Christos’ mobile battery was almost depleted. I ran ahead in the hope that a few more bends in the road might reveal the end of the mountain range. But I was only met by rock face after rock face.
When I returned, Christos was on the phone showering blessings on someone. “A forester is on his way,” he said after he hung up. It was not long after we had returned to our abandoned packs that we saw the headlights of a pickup round a distant bend.
It turned out that the police for some mysterious reason had been sitting for hours in their warm Landrover at the entrance to the woods, waiting at the mouth of the same dirt road on which we were shivering several kilometres farther down in the forest.

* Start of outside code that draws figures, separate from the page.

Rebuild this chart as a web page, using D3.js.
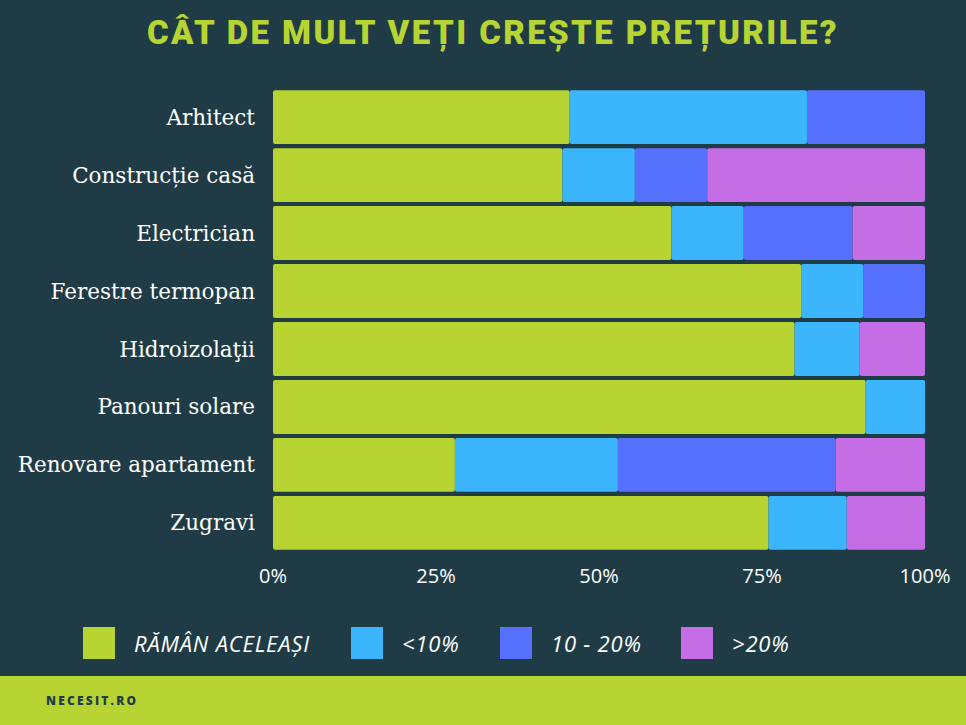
<!DOCTYPE html>
<html><head><meta charset="utf-8">
<script src="https://cdn.jsdelivr.net/npm/d3@7"></script>
<style>body{margin:0;background:#1f3c46;}svg{display:block}</style>
</head><body>
<svg id="chart" width="966" height="725"></svg>
<script>
// Kategorien und Werte (%)
var categories = ["Arhitect", "Construcție casă", "Electrician", "Ferestre termopan", "Hidroizolaţii", "Panouri solare", "Renovare apartament", "Zugravi"];
var raman = [45.5, 44.4, 61.1, 81.0, 80.0, 90.9, 27.9, 76.0];
var sub10 = [36.4, 11.1, 11.1, 9.5, 10.0, 9.1, 25.0, 12.0];
var intre10_20 = [18.1, 11.1, 16.7, 9.5, 0, 0, 33.4, 0];
var peste20 = [0, 33.4, 11.1, 0, 10.0, 0, 13.7, 12.0];
var seriesNames = ["RĂMÂN ACELEAȘI", "<10%", "10 - 20%", ">20%"];
var colors = ["#b8d432", "#3bb5fb", "#5470fc", "#c56de5"];
var tickValues = [0, 25, 50, 75, 100];

var svg = d3.select("#chart");
svg.append("rect").attr("width", 966).attr("height", 725).attr("fill", "#1f3c46");

// Titel
svg.append("text").attr("x", 493).attr("y", 44).attr("text-anchor", "middle")
    .style("font-family", "Roboto, sans-serif").style("font-weight", "900").style("font-size", "33px")
    .style("letter-spacing", "2.4px")
    .style("fill", "#b8d432").text("CÂT DE MULT VEȚI CREȘTE PREȚURILE?");

var x = d3.scaleLinear().domain([0, 100]).range([273, 925]);
var y = d3.scaleBand().domain(categories).range([89, 551]).paddingInner(0.07).paddingOuter(0.02);

var rows = categories.map(function(c, i) {
    return {cat: c, vals: [raman[i], sub10[i], intre10_20[i], peste20[i]]};
});

rows.forEach(function(r) {
    var start = 0;
    var segs = r.vals.map(function(v, k) { var s = {k: k, x0: start, x1: start + v}; start += v; return s; });
    svg.append("g").selectAll("rect").data(segs.filter(d => d.x1 > d.x0)).enter().append("rect")
        .attr("x", d => x(d.x0))
        .attr("y", y(r.cat))
        .attr("width", d => x(d.x1) - x(d.x0))
        .attr("height", y.bandwidth())
        .attr("rx", 2)
        .attr("fill", d => colors[d.k]);
});

// Y-Beschriftungen
svg.append("g").selectAll("text").data(categories).enter().append("text")
    .attr("x", 255).attr("y", d => y(d) + y.bandwidth() / 2).attr("dy", "0.35em")
    .attr("text-anchor", "end")
    .style("font-family", "'DejaVu Serif', serif").style("font-size", "21.5px").style("fill", "#fff")
    .text(d => d);

// X-Achse
svg.append("g").selectAll("text").data(tickValues).enter().append("text")
    .attr("x", d => x(d)).attr("y", 583).attr("text-anchor", "middle")
    .style("font-family", "'Open Sans', sans-serif").style("font-size", "20px").style("fill", "#fff")
    .text(d => d + "%");

// Legende
var legX = [83, 351, 500, 681];
var leg = svg.append("g").selectAll("g").data(seriesNames).enter().append("g")
    .attr("transform", (d, i) => "translate(" + legX[i] + ",627)");
leg.append("rect").attr("width", 32).attr("height", 32).attr("fill", (d, i) => colors[i]);
leg.append("text").attr("x", 51).attr("y", 17).attr("dy", "0.35em")
    .style("font-family", "'Open Sans', sans-serif").style("font-style", "italic").style("font-size", "22px")
    .style("letter-spacing", "0.8px")
    .style("fill", "#fff").text(d => d);

// Fußzeile
svg.append("rect").attr("x", 0).attr("y", 676).attr("width", 966).attr("height", 49).attr("fill", "#b8d432");
svg.append("text").attr("x", 46).attr("y", 705)
    .style("font-family", "'Open Sans', sans-serif").style("font-weight", "800").style("font-size", "12px")
    .style("letter-spacing", "2.2px").style("fill", "#1f3c46").text("NECESIT.RO");
</script>
</body></html>
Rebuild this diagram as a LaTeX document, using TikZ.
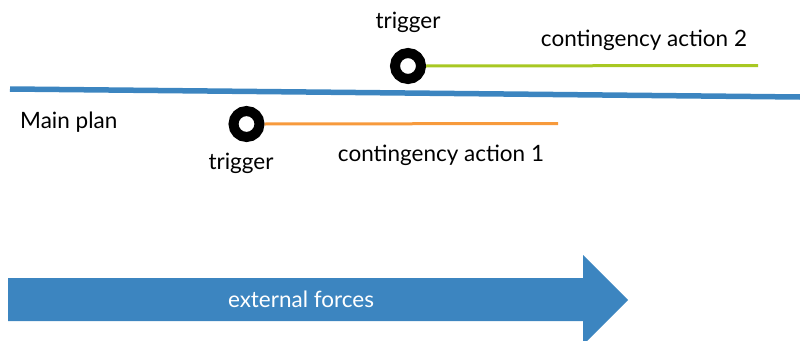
\documentclass[tikz,border=0pt]{standalone}
\usepackage{fontspec}
\setmainfont{Lato}
\definecolor{planblue}{HTML}{3C85C0}
\definecolor{actorange}{HTML}{F79A3C}
\definecolor{actgreen}{HTML}{A8C823}
\begin{document}
\begin{tikzpicture}[x=1pt,y=-1pt,
  ring/.style={circle,draw=black,line width=10pt,fill=white,minimum size=26pt,inner sep=0pt},
  lbl/.style={font=\fontsize{22.5}{26}\selectfont,inner sep=0pt,text=black},
  act/.style={line width=3pt}]
\useasboundingbox (0,0) rectangle (800,340);
% main plan line
\coordinate (mpL) at (10,89);
\coordinate (mpR) at (800,97);
\draw[planblue,line width=5.5pt] (mpL) -- (mpR);
\node[lbl,anchor=west] (main) at (20,122) {Main plan};
% contingency 1
\coordinate (e1) at (558,123.5);
\node[ring] (t1) at (246.5,124) {};
\draw[act,actorange] (t1.east) -- (e1);
\node[lbl] (tl1) at (241,163) {trigger};
\node[lbl] (c1) at (441,155) {contingency action 1};
% contingency 2
\coordinate (e2) at (758,65.5);
\node[ring] (t2) at (408,66) {};
\draw[act,actgreen] (t2.east) -- (e2);
\node[lbl] (tl2) at (408,22) {trigger};
\node[lbl] (c2) at (644,40) {contingency action 2};
% external forces arrow
\fill[planblue] (8,278) -- (583,278) -- (583,255) -- (628,300) -- (583,345) -- (583,321) -- (8,321) -- cycle;
\node[lbl,text=white] (ext) at (301,299) {external forces};
\end{tikzpicture}
\end{document}
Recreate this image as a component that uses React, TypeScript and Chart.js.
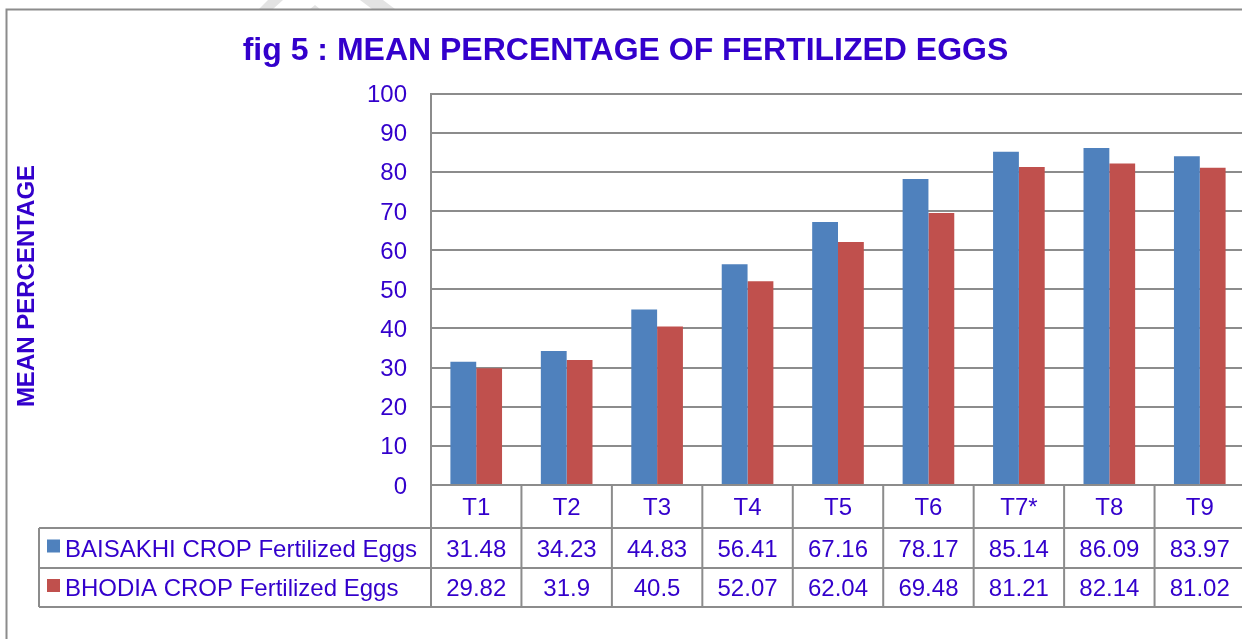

After filling out our incidents at the Panagia police station, which regrettably lacked a jail cell, they dropped us off at the only hotel open at that hour: ‘The Dream’. As we were in need of thawing, the hotel with its steaming shower actually lived up to its name, although, at least for hikers on a budget, at £38 for two beds it was an overpriced dream.
Of course, the schizophrenic trio of signposts still remained an enigma, hinting at a subtle logic beyond my comprehension. But that is part of the charm of Cyprus: anything is possible. A hike can impossibly blossom into an absurd odyssey. You can wake up in the morning at a monastery, hike through a flower-studded mountain range in a rainstorm, and end the day in a town called ‘Virgin Mary’ drinking tea amicably in a police station with the same policemen whom just two hours earlier you had been cursing to damnation.